After their break from the Franks, the Sovereign Counts of Catalonia carved out their own identity as a loose federation of states anchored by Barcelona. The federation expanded into Southern France, and with the marriage of their Ramon Berenquer IV to the infant daughter of Aragon’s King Ramiro in 1137, Catalonia became a formidable power in the Mediterranean.
Jaume I el Conqueridor (1208-1276) is viewed as one of the greatest figures in Catalonia’s history. At the age of five we was captured by the French after his father Pere I was killed in battle. He managed to return to Catalonia when he was seventeen years old, was proclaimed king, and continued to rule for fifty years. Jaume conquered Majorca, Ibiza, and Valencia. The city of Barcelona also expanded during his reign with the construction of new city walls around the neighborhoods of Sant Pere and Ribera. Jaume also fostered legal and political development, compiling laws and practices in the Llibre del Consolat de Mar. Elections in 1283 led to creation of one of the oldest parliaments in Europe (the Consell de Cent). The Consell continued to play a municipal advisory role until 1714. One of Jaume’s successors (Pere II el Gran) set up another governing body in 1283 called the Corts de Barcelona. It became know as the Generalitat in the 14th century and continues to govern Catalonia to this day.

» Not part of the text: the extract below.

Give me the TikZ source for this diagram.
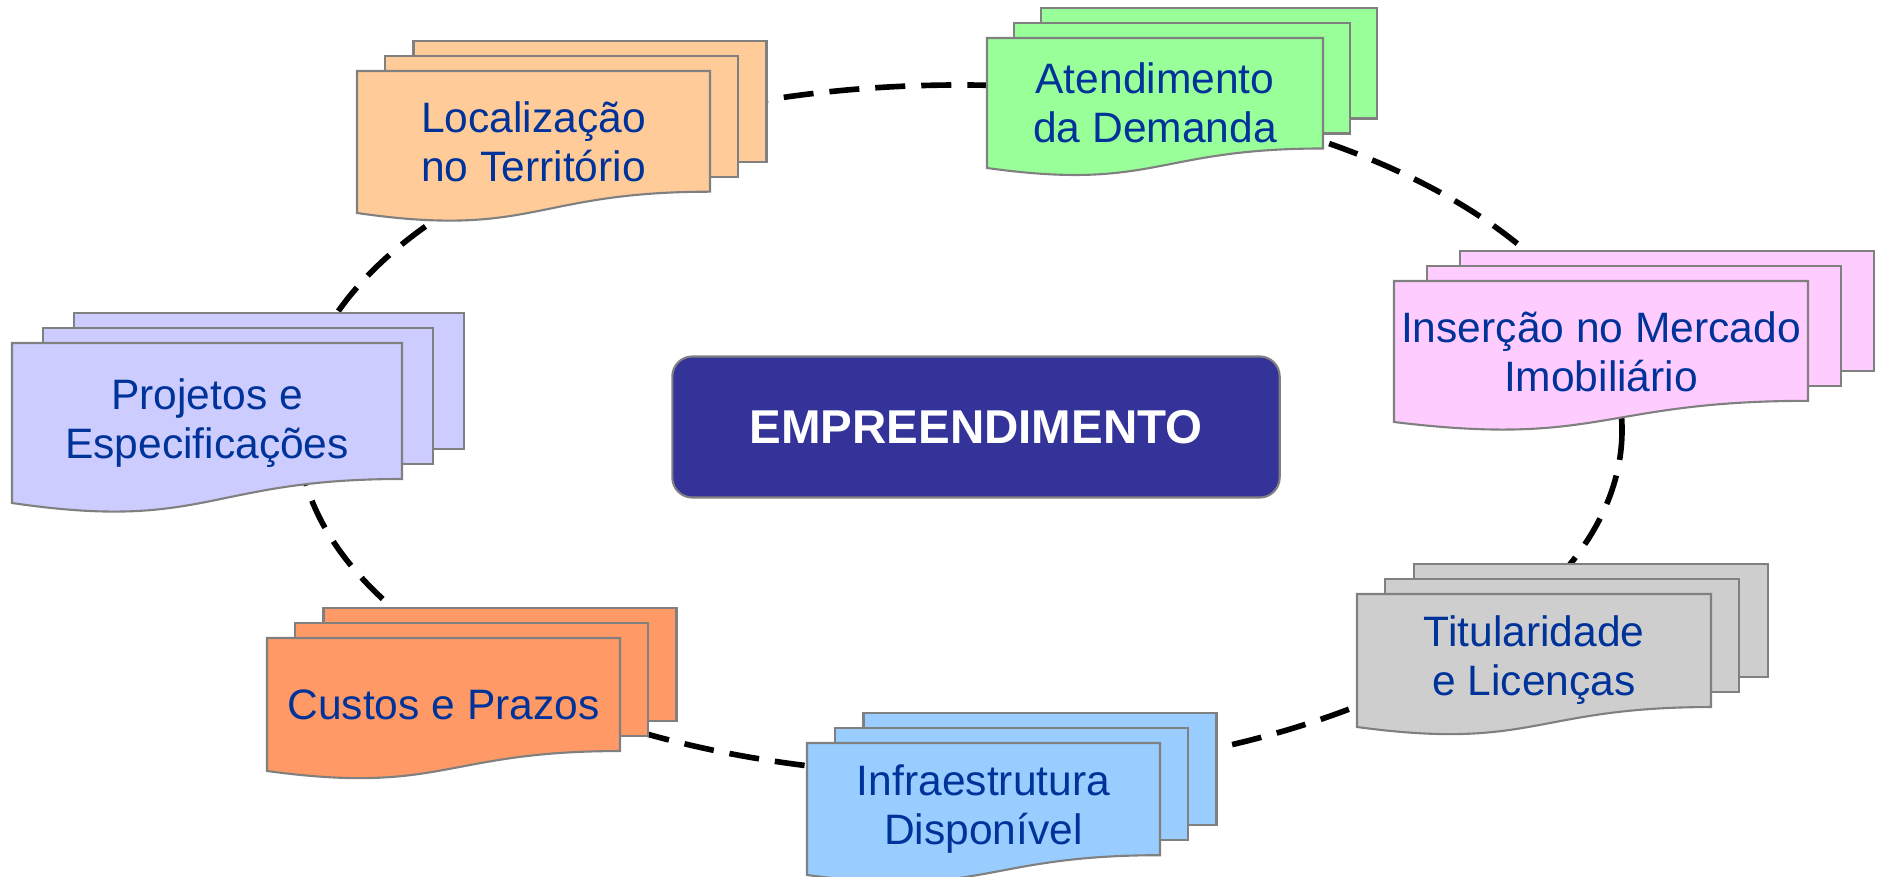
\documentclass[tikz,border=0pt]{standalone}
\usepackage{fontspec}
\setmainfont{Liberation Sans}

\definecolor{docblue}{RGB}{0,51,153}
\definecolor{boxblue}{RGB}{51,51,153}
\definecolor{c_loc}{RGB}{255,204,153}
\definecolor{c_atend}{RGB}{153,255,153}
\definecolor{c_ins}{RGB}{255,204,255}
\definecolor{c_tit}{RGB}{206,206,206}
\definecolor{c_infra}{RGB}{153,204,255}
\definecolor{c_custos}{RGB}{255,153,102}
\definecolor{c_proj}{RGB}{204,204,255}

% stack of three sheets: name, left, top, width, depth, colour, text
\newcommand{\docstack}[7]{%
  \pgfmathsetmacro\ox{0.08*#4}
  \pgfmathsetmacro\rh{0.85*#5}
  \draw[sheet, fill=#6] (#2+2*\ox,#3-30) rectangle ++(#4,\rh);
  \draw[sheet, fill=#6] (#2+\ox,#3-15) rectangle ++(#4,\rh);
  \draw[sheet, fill=#6] (#2,#3) -- ++(#4,0) -- ++(0,\rh)
    .. controls (#2+#4/2,#3+\rh) and (#2+#4/2,#3+1.18*#5) .. (#2,#3+#5) -- cycle;
  \node[doc_text] (#1) at (#2+#4/2,#3+#5/2) {#7};
}

\begin{document}
\begin{tikzpicture}[x=0.01cm, y=-0.01cm]
%define
\tikzstyle{sheet} = [draw=gray, line width=0.6pt, line join=miter]
\tikzstyle{doc_text} = [inner sep=0pt, align=center, text=docblue, font=\fontsize{12.1}{13.9}\selectfont]
\tikzstyle{state_center} = [rectangle, rounded corners=0.2cm, minimum width=6.07cm, minimum height=1.41cm, draw=gray, line width=0.6pt, fill=boxblue, text=white, font=\fontsize{13.5}{16}\selectfont\bfseries]
\tikzstyle{ring} = [line width=1.6pt, dash pattern=on 0.3cm off 0.16cm]

\useasboundingbox (0,0) rectangle (1879,877);

%ring
\draw[ring] (960,430) ellipse [x radius=662, y radius=345];

%center
\node[state_center] (state_Emp) at (976,427) {EMPREENDIMENTO};

%sheets
\docstack{doc_Loc}{357}{71}{353}{142}{c_loc}{Localização\\no Território}
\docstack{doc_Atend}{987}{38}{336}{130}{c_atend}{Atendimento\\da Demanda}
\docstack{doc_Ins}{1394}{281}{414}{141}{c_ins}{Inserção no Mercado\\Imobiliário}
\docstack{doc_Tit}{1357}{594}{354}{133}{c_tit}{Titularidade\\e Licenças}
\docstack{doc_Infra}{807}{743}{353}{132}{c_infra}{Infraestrutura\\Disponível}
\docstack{doc_Custos}{267}{638}{353}{133}{c_custos}{Custos e Prazos}
\docstack{doc_Proj}{12}{343}{390}{160}{c_proj}{Projetos e\\Especificações}

\end{tikzpicture}
\end{document}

Pere III (1336-1387) was the ruler who saw the apex of Catalonia’s expansion. During his rule the Empire expanded northward to Montpellier, France and far into the Mediterranean from the Balearic Islands to Sicily and Sardinia. The House of Aragon even held Athens as a colony from 1311-1381. As a seat of naval and economic power, Barcelona became a magnet for imported raw materials and a major exporter of manufactured goods such as steel weaponry and textiles. Eventually that power was eroded by the growth of the Ottoman Empire in eastern Europe.